Transcribe exactly the lines from the one containing "Rebuild this chart as a Python" through the one containing "return (H - B - yabs) / ph", both included, and leave out any pictures.

-=-=-

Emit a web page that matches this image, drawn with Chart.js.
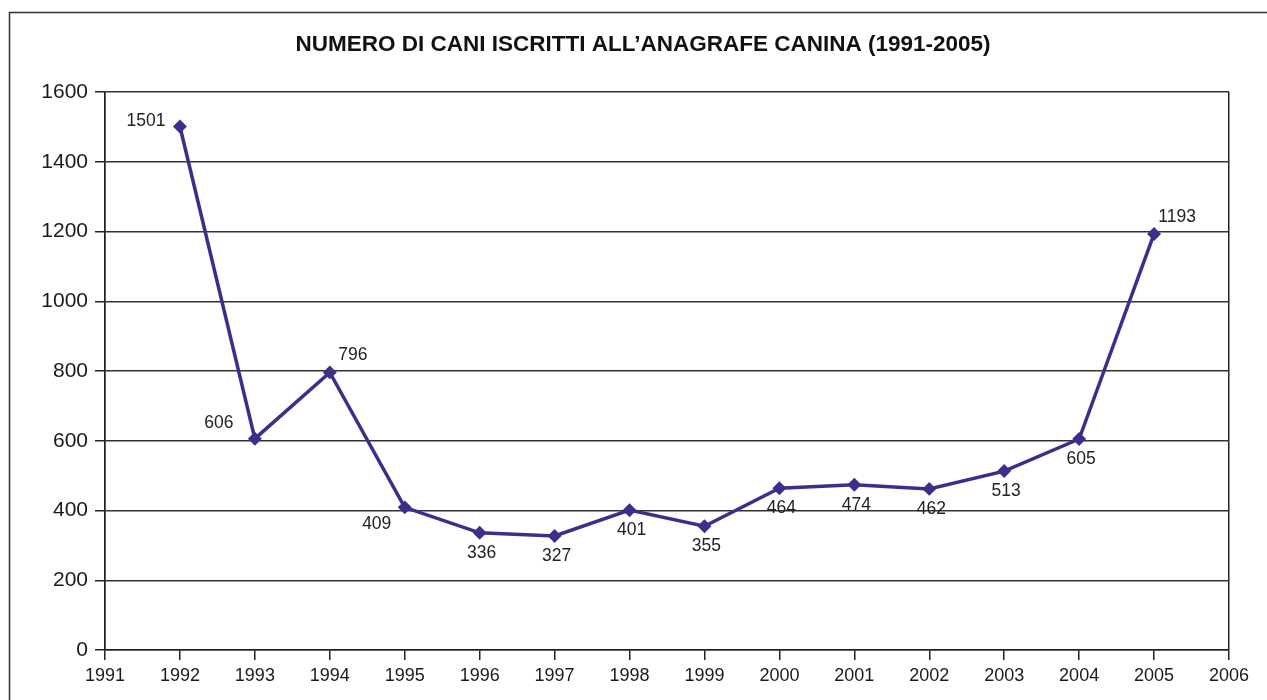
<!DOCTYPE html>
<html>
<head>
<meta charset="utf-8">
<title>Anagrafe canina</title>
<script src="https://cdn.jsdelivr.net/npm/chart.js@4/dist/chart.umd.min.js"></script>
<style>
  html, body { margin: 0; padding: 0; background: #fff; }
  #wrap { width: 1267px; height: 700px; }
</style>
</head>
<body>
<div id="wrap"><canvas id="cani"></canvas></div>
<script>
const titolo = 'NUMERO DI CANI ISCRITTI ALL’ANAGRAFE CANINA (1991-2005)';
const anni = [1992, 1993, 1994, 1995, 1996, 1997, 1998, 1999, 2000, 2001, 2002, 2003, 2004, 2005];
const iscritti = [1501, 606, 796, 409, 336, 327, 401, 355, 464, 474, 462, 513, 605, 1193];
// where each value label sits around its point
const posEtichette = ['left', 'upleft', 'upright', 'downleft', 'below', 'below', 'below',
  'below', 'below', 'below', 'below', 'below', 'below', 'upright'];

const scostamenti = {
  left: [-34, -5],
  upleft: [-36, -15],
  upright: [23, -17],
  downleft: [-28, 17],
  below: [2, 20]
};

// outer frame and the title, centred on the page
const cornice = {
  id: 'cornice',
  beforeDraw(chart) {
    const c = chart.ctx;
    c.save();
    c.fillStyle = '#fff';
    c.fillRect(0, 0, chart.width, chart.height);
    c.strokeStyle = '#333';
    c.lineWidth = 1.5;
    c.strokeRect(9.5, 12.5, chart.width + 20, chart.height + 20);
    c.font = 'bold 22.5px "Liberation Sans Narrow", "Liberation Sans", Arial, sans-serif';
    c.fillStyle = '#111';
    c.textAlign = 'center';
    c.textBaseline = 'middle';
    c.fillText(titolo, 643, 45);
    c.restore();
  }
};

const etichette = {
  id: 'etichette',
  afterDatasetsDraw(chart) {
    const c = chart.ctx;
    const meta = chart.getDatasetMeta(0);
    c.save();
    c.font = '17.5px "Liberation Sans", Arial, sans-serif';
    c.fillStyle = '#222';
    c.textAlign = 'center';
    c.textBaseline = 'middle';
    meta.data.forEach((pt, i) => {
      const d = scostamenti[posEtichette[i]];
      c.fillText(String(iscritti[i]), pt.x + d[0], pt.y + d[1]);
    });
    c.restore();
  }
};

const ctx = document.getElementById('cani');

new Chart(ctx, {
  type: 'line',
  data: {
    datasets: [{
      label: 'Cani iscritti',
      data: anni.map((a, i) => ({ x: a, y: iscritti[i] })),
      borderColor: '#3c2f8c',
      backgroundColor: '#3c2f8c',
      borderWidth: 3.5,
      pointStyle: 'rectRot',
      pointRadius: 4.5,
      tension: 0
    }]
  },
  options: {
    responsive: true,
    maintainAspectRatio: false,
    animation: false,
    layout: { padding: { top: 92, left: 0, right: 38, bottom: 0 } },
    plugins: {
      legend: { display: false },
      tooltip: { enabled: false },
      title: { display: false }
    },
    scales: {
      x: {
        type: 'linear',
        min: 1991,
        max: 2006,
        afterFit(s) { s.height = 50; },
        ticks: {
          stepSize: 1,
          autoSkip: false,
          maxRotation: 0,
          padding: 5,
          color: '#1a1a1a',
          font: { family: '"Liberation Sans", Arial, sans-serif', size: 18 },
          callback: v => String(v)
        },
        grid: {
          drawOnChartArea: true,
          tickLength: 10,
          lineWidth: 1.5,
          tickColor: '#222',
          color: c => (c.index === 0 || c.tick.value === 2006) ? '#222' : 'rgba(0,0,0,0)'
        },
        border: { color: '#222', width: 1.5 }
      },
      y: {
        min: 0,
        max: 1600,
        afterFit(s) { s.width = 105; },
        ticks: {
          stepSize: 200,
          padding: 7,
          color: '#1a1a1a',
          font: { family: '"Liberation Sans", Arial, sans-serif', size: 21 },
          callback: v => String(v)
        },
        grid: { color: '#333', lineWidth: 1.5, tickLength: 10, tickColor: '#222' },
        border: { color: '#222', width: 1.5 }
      }
    }
  },
  plugins: [cornice, etichette]
});
</script>
</body>
</html>
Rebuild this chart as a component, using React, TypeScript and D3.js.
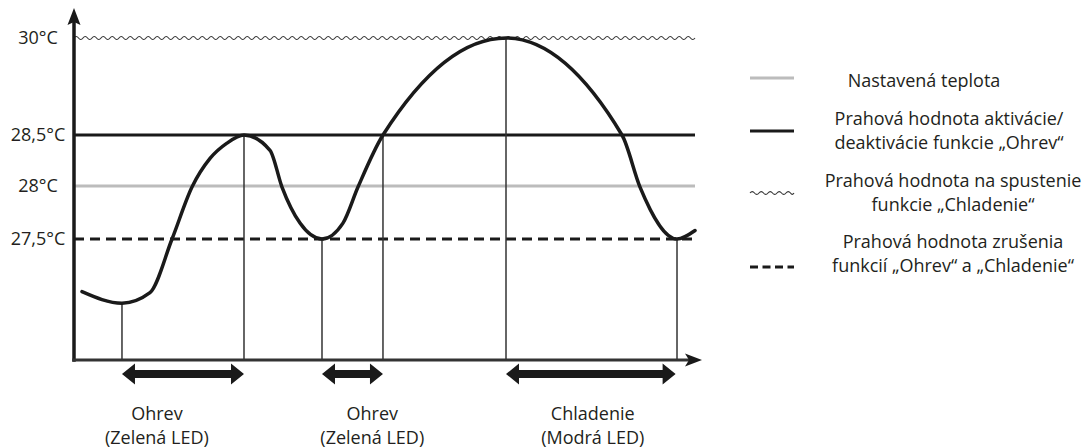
import React from "react";
import * as d3 from "d3";

// ---- Data ----
// Temperature reference levels (°C)
const levelSetpoint = 28;
const levelHeat = 28.5;
const levelCool = 30;
const levelCancel = 27.5;

const yTickValues = [30, 28.5, 28, 27.5];
const yTickLabels = ["30°C", "28,5°C", "28°C", "27,5°C"];

// Temperature curve: time (arbitrary units 0..100) and temperature (°C)
const curveTime = [1.27, 7.64, 12.1, 15.61, 18.79, 21.66, 24.36, 27.07, 31.21, 33.12, 35.99, 39.49, 42.83, 45.22, 49.2, 68.79, 87.26, 90.13, 96.02, 98.89];
const curveTemp = [27.0, 26.89, 26.99, 27.5, 27.99, 28.27, 28.42, 28.5, 28.35, 27.99, 27.65, 27.5, 27.65, 27.99, 28.5, 30.0, 28.5, 27.99, 27.5, 27.58];

// Event markers (time) where vertical lines drop to the axis
const markerTimes = [7.64, 27.07, 39.49, 49.2, 68.79, 96.02];

// Double-arrow periods (start, end times)
const periodStart = [7.64, 39.49, 68.79];
const periodEnd = [27.07, 49.2, 95.8];
const periodLabel1 = ["Ohrev", "Ohrev", "Chladenie"];
const periodLabel2 = ["(Zelená LED)", "(Zelená LED)", "(Modrá LED)"];
const periodLabelTime = [13.2, 47.5, 82.6];

// Legend
const legendKinds = ["setpoint", "heat", "cool", "cancel"];
const legendLines1 = ["Nastavená teplota", "Prahová hodnota aktivácie/", "Prahová hodnota na spustenie", "Prahová hodnota zrušenia"];
const legendLines2 = ["", "deaktivácie funkcie „Ohrev“", "funkcie „Chladenie“", "funkcií „Ohrev“ a „Chladenie“"];

const W = 1091;
const H = 448;
const FONT = "'Open Sans', sans-serif";

export default function App() {
  const x0 = 74;
  const xAxisEnd = 702;
  const lineEnd = 695;
  const yAxisY = 360;

  const x = d3.scaleLinear().domain([0, 100]).range([x0, xAxisEnd]);
  const y = d3.scaleLinear().domain([26.35, 27.5, 28, 28.5, 30]).range([yAxisY, 239, 186, 135, 38]);

  const pts: [number, number][] = curveTime.map((t, i) => [t, curveTemp[i]]);
  const line = d3
    .line<[number, number]>()
    .x((d) => x(d[0]))
    .y((d) => y(d[1]))
    .curve(d3.curveMonotoneX);

  const tempAt = (t: number) => {
    const i = curveTime.indexOf(t);
    return i >= 0 ? curveTemp[i] : levelCancel;
  };

  // wavy line path
  const wavy = (xa: number, xb: number, yy: number, period = 9, amp = 1.5) => {
    let d = `M${xa},${yy}`;
    let cx = xa;
    let up = true;
    while (cx < xb) {
      const nx = Math.min(cx + period / 2, xb);
      d += ` Q${(cx + nx) / 2},${yy + (up ? -amp * 2 : amp * 2)} ${nx},${yy}`;
      cx = nx;
      up = !up;
    }
    return d;
  };

  const doubleArrow = (xa: number, xb: number, yy: number) => {
    const sh = 4, hh = 10.5, hl = 13;
    const p = [
      [xa, yy], [xa + hl, yy - hh], [xa + hl, yy - sh], [xb - hl, yy - sh], [xb - hl, yy - hh],
      [xb, yy], [xb - hl, yy + hh], [xb - hl, yy + sh], [xa + hl, yy + sh], [xa + hl, yy + hh],
    ];
    return "M" + p.map((q) => q.join(",")).join("L") + "Z";
  };

  const legendY = [78, 131, 193, 267];
  const legendTextCenter = [924, 949, 953, 953];
  const legendText1Y = [81, 119, 181, 242];
  const legendGap = 24;

  return (
    <svg width={W} height={H} style={{ position: "absolute", left: 0, top: 0, background: "#fff" }} fontFamily={FONT}>
      {/* reference lines */}
      <line x1={x0} x2={lineEnd} y1={y(levelSetpoint)} y2={y(levelSetpoint)} stroke="#bcbcbc" strokeWidth={3} />
      <line x1={x0} x2={lineEnd} y1={y(levelHeat)} y2={y(levelHeat)} stroke="#1a1a1a" strokeWidth={3} />
      <line x1={x0} x2={lineEnd} y1={y(levelCancel)} y2={y(levelCancel)} stroke="#1a1a1a" strokeWidth={3} strokeDasharray="10 6" />
      <path d={wavy(x0, lineEnd, y(levelCool))} fill="none" stroke="#333" strokeWidth={1.1} />

      {/* vertical markers */}
      {markerTimes.map((t, i) => (
        <line key={i} x1={x(t)} x2={x(t)} y1={y(tempAt(t))} y2={yAxisY} stroke="#333" strokeWidth={1.5} />
      ))}

      {/* curve */}
      <path d={line(pts) || ""} fill="none" stroke="#1a1a1a" strokeWidth={3.5} strokeLinecap="round" />

      {/* axes */}
      <line x1={x0} x2={x0} y1={22} y2={yAxisY + 1.75} stroke="#1a1a1a" strokeWidth={3.5} />
      <path d={`M${x0},8 L${x0 + 6.5},25 L${x0},22 L${x0 - 6.5},25 Z`} fill="#1a1a1a" />
      <line x1={x0 - 1.75} x2={xAxisEnd - 12} y1={yAxisY} y2={yAxisY} stroke="#333" strokeWidth={3} />
      <path d={`M${xAxisEnd},${yAxisY} L${xAxisEnd - 17},${yAxisY - 6.5} L${xAxisEnd - 13},${yAxisY} L${xAxisEnd - 17},${yAxisY + 6.5} Z`} fill="#1a1a1a" />

      {/* y labels */}
      {yTickValues.map((v, i) => (
        <text key={i} x={38} y={y(v)} dy="0.35em" textAnchor="middle" fontSize={18} fill="#231f20">
          {yTickLabels[i]}
        </text>
      ))}

      {/* period arrows & labels */}
      {periodStart.map((s, i) => (
        <g key={i}>
          <path d={doubleArrow(x(s), x(periodEnd[i]), 374)} fill="#1a1a1a" />
          <text x={x(periodLabelTime[i])} y={420} textAnchor="middle" fontSize={18} fill="#231f20">{periodLabel1[i]}</text>
          <text x={x(periodLabelTime[i])} y={444} textAnchor="middle" fontSize={18} fill="#231f20">{periodLabel2[i]}</text>
        </g>
      ))}

      {/* legend */}
      {legendKinds.map((k, i) => {
        const ly = legendY[i];
        let sym;
        if (k === "setpoint") sym = <line x1={750} x2={794} y1={ly} y2={ly} stroke="#bcbcbc" strokeWidth={3} />;
        else if (k === "heat") sym = <line x1={750} x2={794} y1={ly} y2={ly} stroke="#1a1a1a" strokeWidth={3} />;
        else if (k === "cool") sym = <path d={wavy(750, 794, ly, 9, 1.4)} fill="none" stroke="#333" strokeWidth={1.1} />;
        else sym = <line x1={750} x2={794} y1={ly} y2={ly} stroke="#1a1a1a" strokeWidth={3} strokeDasharray="8 4.5" />;
        return (
          <g key={k}>
            {sym}
            <text x={legendTextCenter[i]} y={legendText1Y[i]} dy="0.35em" textAnchor="middle" fontSize={18} fill="#231f20">
              {legendLines1[i]}
            </text>
            {legendLines2[i] && (
              <text x={legendTextCenter[i]} y={legendText1Y[i] + legendGap} dy="0.35em" textAnchor="middle" fontSize={18} fill="#231f20">
                {legendLines2[i]}
              </text>
            )}
          </g>
        );
      })}
    </svg>
  );
}
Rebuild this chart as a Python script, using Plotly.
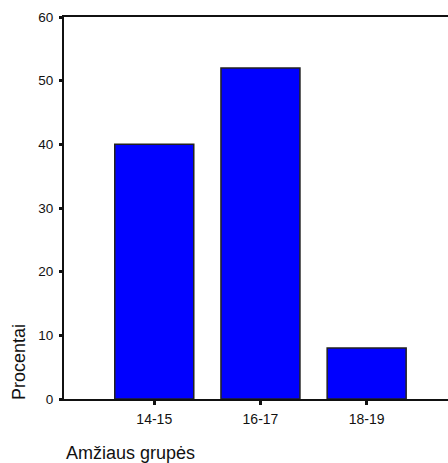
import plotly.graph_objects as go

categories = ["14-15", "16-17", "18-19"]
percent = [40, 52, 8]
y_ticks = [0, 10, 20, 30, 40, 50, 60]

W, H = 448, 463
L, R, T = 64, 0, 17
B = H - 399
pw = W - L - R
ph = H - T - B

fig = go.Figure()
fig.add_trace(go.Bar(
    x=categories, y=percent,
    marker=dict(color="#0000FF", line=dict(color="#222222", width=1.5)),
))

font_family = "Liberation Sans, Arial, sans-serif"


def px(xabs):
    return (xabs - L) / pw


def py(yabs):
    return (H - B - yabs) / ph


fig.update_layout(
    width=W, height=H,
    margin=dict(l=L, r=R, t=T, b=B, pad=0),
    paper_bgcolor="white", plot_bgcolor="white",
    bargap=0.256,
    showlegend=False,
    font=dict(family=font_family, color="#111111", size=14),
    xaxis=dict(
        type="category", range=[-0.85, 2.766],
        showline=True, linecolor="#111111", linewidth=2, mirror=True,
        ticks="outside", ticklen=4, tickwidth=3, tickcolor="#111111",
        showgrid=False, zeroline=False,
        tickfont=dict(size=14, family=font_family, color="#111111"),
        ticklabelstandoff=2,
    ),
    yaxis=dict(
        range=[0, 60], tickvals=y_ticks,
        showline=True, linecolor="#111111", linewidth=2, mirror=False,
        ticks="outside", ticklen=3, tickwidth=3, tickcolor="#111111",
        showgrid=False, zeroline=False,
        tickfont=dict(size=13.5, family=font_family, color="#111111"),
        ticklabelstandoff=3,
    ),
    annotations=[
        dict(text="Procentai", xref="paper", yref="paper",
             x=px(19), y=py(362),
             xanchor="center", yanchor="middle", textangle=-90,
             showarrow=False, font=dict(size=18, family=font_family, color="#111111")),
        dict(text="Amžiaus grupės", xref="paper", yref="paper",
             x=px(64), y=py(453),
             xanchor="left", yanchor="middle",
             showarrow=False, font=dict(size=18, family=font_family, color="#111111")),
    ],
)

fig.write_html(
    "out.html",
    config={"displayModeBar": False},
    post_script="document.body.style.margin='0';document.body.style.overflow='hidden';",
)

-=-=-

* **Task solution**:
Rebuild this chart as a Python script, using Plotly.
import plotly.graph_objects as go

categories = ["14-15", "16-17", "18-19"]
percent = [40, 52, 8]
y_ticks = [0, 10, 20, 30, 40, 50, 60]

W, H = 448, 463
L, R, T = 64, 0, 17
B = H - 399
pw = W - L - R
ph = H - T - B

fig = go.Figure()
fig.add_trace(go.Bar(
    x=categories, y=percent,
    marker=dict(color="#0000FF", line=dict(color="#222222", width=1.5)),
))

font_family = "Liberation Sans, Arial, sans-serif"


def px(xabs):
    return (xabs - L) / pw


def py(yabs):
    return (H - B - yabs) / ph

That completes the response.